The nonprofit released a new paper that makes the case for competency-based education. Shift Happens: The Entrepreneurs, Wonks, and Investors Revolutionizing the Learning-to-Employment Landscape examines the challenges facing employers and the players working to close the skills gap through new models of learning and hiring.

Recent data suggest that traditional learning-to-employment pathways haven’t kept pace with the needs of the U.S. labor market.

In fact, one national survey found that while 59 percent of college graduates thought they were ready to apply their skills and knowledge to the real world, only 23 percent of employers felt the same way. And investors are taking note: in 2014, over $400 million in investments went to startups focused on hiring and recruiting, according to TechCrunch.

“The shift to competency-based learning and hiring is here to stay,” said Jamai Blivin, founder and CEO of Innovate+Educate. “We believe the shift is critical to creating pathways to employment for the many workers struggling or left behind in the current education-to-employment system.”

The paper provides an overview of how technology is being applied across the education, training and hiring landscape, from so-called people analytics tools used by HR chiefs, to accelerated learning providers, credentialing platforms, and social networks like LinkedIn that help job applicants showcase unique skills and talents.

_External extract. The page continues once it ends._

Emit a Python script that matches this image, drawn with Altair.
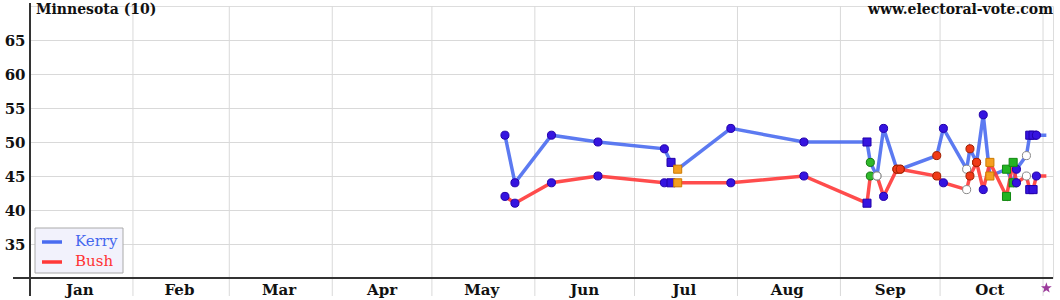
import altair as alt
import pandas as pd

# ---------------- data ----------------
poll_dates = ["2004-05-23", "2004-05-26", "2004-06-06", "2004-06-20", "2004-07-10",
              "2004-07-12", "2004-07-14", "2004-07-30", "2004-08-21", "2004-09-09",
              "2004-09-10", "2004-09-12", "2004-09-14", "2004-09-18", "2004-09-19",
              "2004-09-30", "2004-10-02", "2004-10-09", "2004-10-10", "2004-10-12",
              "2004-10-14", "2004-10-16", "2004-10-21", "2004-10-23", "2004-10-24",
              "2004-10-27", "2004-10-28", "2004-10-29", "2004-10-30"]
kerry = [51, 44, 51, 50, 49, 47, 46, 52, 50, 50, 47, 45, 52, 46, 46,
         48, 52, 46, 49, 47, 54, 45, 46, 44, 46, 48, 51, 51, 51]
bush = [42, 41, 44, 45, 44, 44, 44, 44, 45, 41, 45, 45, 42, 46, 46,
        45, 44, 43, 45, 47, 43, 47, 42, 47, 44, 45, 43, 43, 45]
pollster = ["A", "A", "A", "A", "A", "B", "C", "A", "A", "B", "D", "E", "A", "F", "F",
            "F", "A", "E", "F", "F", "A", "C", "G", "G", "A", "E", "B", "B", "A"]
election_day = "2004-11-02"
final_kerry = 51
final_bush = 45

month_starts = ["2004-02-01", "2004-03-01", "2004-04-01", "2004-05-01", "2004-06-01",
                "2004-07-01", "2004-08-01", "2004-09-01", "2004-10-01", "2004-11-01"]
month_mids = ["2004-01-16", "2004-02-15", "2004-03-16", "2004-04-16", "2004-05-16",
              "2004-06-16", "2004-07-16", "2004-08-16", "2004-09-16", "2004-10-16"]
month_names = ["Jan", "Feb", "Mar", "Apr", "May", "Jun", "Jul", "Aug", "Sep", "Oct"]
y_ticks = [35, 40, 45, 50, 55, 60, 65]

candidates = ["Kerry", "Bush"]
cand_colors = ["#4a6cf0", "#ff3838"]

marker_types = ["A", "B", "C", "D", "E", "F", "G"]
marker_shapes = ["circle", "square", "square", "circle", "circle", "circle", "square"]
marker_fills = ["#3514e0", "#3514e0", "#f5a020", "#2fb82a", "#ffffff", "#f03a18", "#22b422"]
marker_strokes = ["#2200aa", "#2200aa", "#cc7a00", "#117711", "#888888", "#a02000", "#118811"]

# ---------------- tables ----------------
pts = pd.DataFrame({
    "date": poll_dates * 2,
    "value": kerry + bush,
    "candidate": ["Kerry"] * len(kerry) + ["Bush"] * len(bush),
    "type": pollster * 2,
})
lines = pd.concat([
    pts[["date", "value", "candidate"]],
    pd.DataFrame({"date": [election_day, election_day],
                  "value": [final_kerry, final_bush],
                  "candidate": ["Kerry", "Bush"]}),
], ignore_index=True)

W, H = 1023, 272
FONT = "DejaVu Serif"

xscale = alt.Scale(domain=[alt.DateTime(year=2004, month=1, date=1, utc=True),
                           alt.DateTime(year=2004, month=11, date=4, utc=True)])
X = alt.X("date:T", scale=xscale, axis=None)
Y = alt.Y("value:Q", scale=alt.Scale(domain=[30, 70]),
          axis=alt.Axis(values=y_ticks, title=None, domain=False, ticks=False,
                        grid=True, gridColor="#d9d9d9", gridWidth=1,
                        labelFont=FONT, labelFontSize=15, labelFontWeight="bold",
                        labelColor="#111", labelPadding=5))

one = pd.DataFrame({"k": [0]})

vgrid = alt.Chart(pd.DataFrame({"date": month_starts})).mark_rule(
    color="#d9d9d9", strokeWidth=1).encode(x=X, y=alt.value(0), y2=alt.value(H + 18))

line_layer = alt.Chart(lines).mark_line(strokeWidth=3.5, opacity=0.9).encode(
    x=X, y=Y,
    color=alt.Color("candidate:N", scale=alt.Scale(domain=candidates, range=cand_colors),
                    legend=None),
    detail="candidate:N",
)

point_layer = alt.Chart(pts).mark_point(filled=True, size=65, strokeWidth=1, opacity=1).encode(
    x=X, y=Y,
    shape=alt.Shape("type:N", scale=alt.Scale(domain=marker_types, range=marker_shapes), legend=None),
    fill=alt.Fill("type:N", scale=alt.Scale(domain=marker_types, range=marker_fills), legend=None),
    stroke=alt.Stroke("type:N", scale=alt.Scale(domain=marker_types, range=marker_strokes), legend=None),
)

xaxis_line = alt.Chart(one).mark_rule(color="#333333", strokeWidth=2).encode(
    x=alt.value(-17), x2=alt.value(W), y=alt.value(H))
yaxis_line = alt.Chart(one).mark_rule(color="#333333", strokeWidth=2).encode(
    x=alt.value(0), y=alt.value(-3), y2=alt.value(H + 18))

months = alt.Chart(pd.DataFrame({"date": month_mids, "name": month_names})).mark_text(
    font=FONT, fontSize=15, fontWeight="bold", color="#111", baseline="middle", align="center"
).encode(x=X, y=alt.value(H + 12), text="name:N")

title_l = alt.Chart(one).mark_text(font=FONT, fontSize=14, fontWeight="bold", color="#111",
                                   align="left", baseline="middle").encode(
    x=alt.value(6), y=alt.value(4), text=alt.value("Minnesota (10)"))
title_r = alt.Chart(one).mark_text(font=FONT, fontSize=14, fontWeight="bold", color="#111",
                                   align="right", baseline="middle").encode(
    x=alt.value(W), y=alt.value(4), text=alt.value("www.electoral-vote.com"))

leg_box = alt.Chart(one).mark_rect(fill="#f2f2fc", stroke="#aaaaaa", strokeWidth=1).encode(
    x=alt.value(5), x2=alt.value(93), y=alt.value(222), y2=alt.value(267))
leg_k_line = alt.Chart(one).mark_rule(color=cand_colors[0], strokeWidth=3.5).encode(
    x=alt.value(12), x2=alt.value(32), y=alt.value(236))
leg_b_line = alt.Chart(one).mark_rule(color=cand_colors[1], strokeWidth=3.5).encode(
    x=alt.value(12), x2=alt.value(32), y=alt.value(256))
leg_k_text = alt.Chart(one).mark_text(font=FONT, fontSize=15, color="#4466ee",
                                      align="left", baseline="middle").encode(
    x=alt.value(45), y=alt.value(235), text=alt.value("Kerry"))
leg_b_text = alt.Chart(one).mark_text(font=FONT, fontSize=15, color="#ff3333",
                                      align="left", baseline="middle").encode(
    x=alt.value(45), y=alt.value(255), text=alt.value("Bush"))

STAR = ("M0,-1L0.235,-0.324L0.951,-0.309L0.38,0.124L0.588,0.809L0,0.382"
        "L-0.588,0.809L-0.38,0.124L-0.951,-0.309L-0.235,-0.324Z")
star = alt.Chart(pd.DataFrame({"date": [election_day]})).mark_point(
    shape=STAR, filled=True, size=130, color="#9b3a9b", opacity=1).encode(
    x=X, y=alt.value(H + 10))

chart = alt.layer(
    vgrid, line_layer, point_layer, xaxis_line, yaxis_line, months,
    title_l, title_r, leg_box, leg_k_line, leg_b_line, leg_k_text, leg_b_text, star,
).resolve_scale(color="independent").properties(
    width=W, height=H,
    autosize=alt.AutoSizeParams(type="none"),
    padding={"left": 30, "top": 6, "right": 7, "bottom": 22},
).configure_view(stroke=None).configure(background="white")

chart.save("out.html", embed_options={"renderer": "svg", "actions": False})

“Over the last decade, there has been a proliferation of credentials beyond the academic degree,” said Mary Alice McCarthy, director of the Center on Education and Skills at New America.

Ellen Wagner, Vice President of Research at Hobsons, agrees: “The development and growth of new models of competency development and demonstration mean that today’s learners have more choices of educational experiences and credentials than ever before.”

Some statistics show that there are more than 11 million U.S. adults without a 4-year degree, but with professional certifications or licenses.

But new credentials and badging systems can be complex and add more to both employers’ and individuals’ plates.

“There has to be more attention to career and path navigation,” said McCarthy. “This has all become far too complicated and confusing for people.”

Entrepreneurs are taking notice, and are stepping up to simplify the process.

“We’re beginning to see a really exciting interplay between the analytics capabilities of employers, and the sophistication of digital credentials,” said Jonathan Finkelstein, founder of Credly. “Digital credentials can be used to represent a wide variety of accomplishments, and as they take a data-rich and machine-readable format, employers can better discover candidates and filter those candidates more accurately and efficiently.

Authored by Blivin and Ben Wallerstein, co-founder of Washington-based consulting firm Whiteboard Advisors, the paper also highlights the role of philanthropy in the shift and surfaces critical considerations for policymakers and practitioners, including the need for interoperability amongst credential platforms, and a greater emphasis on the needs of traditionally underserved populations.

“The shifting demands of our economy are, in a really positive way, putting pressure on employers to think differently about how and where they look for talent, but the data tells us that access and equity in education is just a starting point,” said Wallerstein. “This paper is about bridging the gap between the promise of higher education and the job opportunities that enable social and economic mobility.”

“Americans are dissatisfied, feel dispossessed, and they’re not going to take it anymore,” said Ryan Craig, author of College Disrupted. Craig penned the foreword for the paper. “Closing the skills gap by growing a diversity of pathways to high-value employment is the calling of our time.”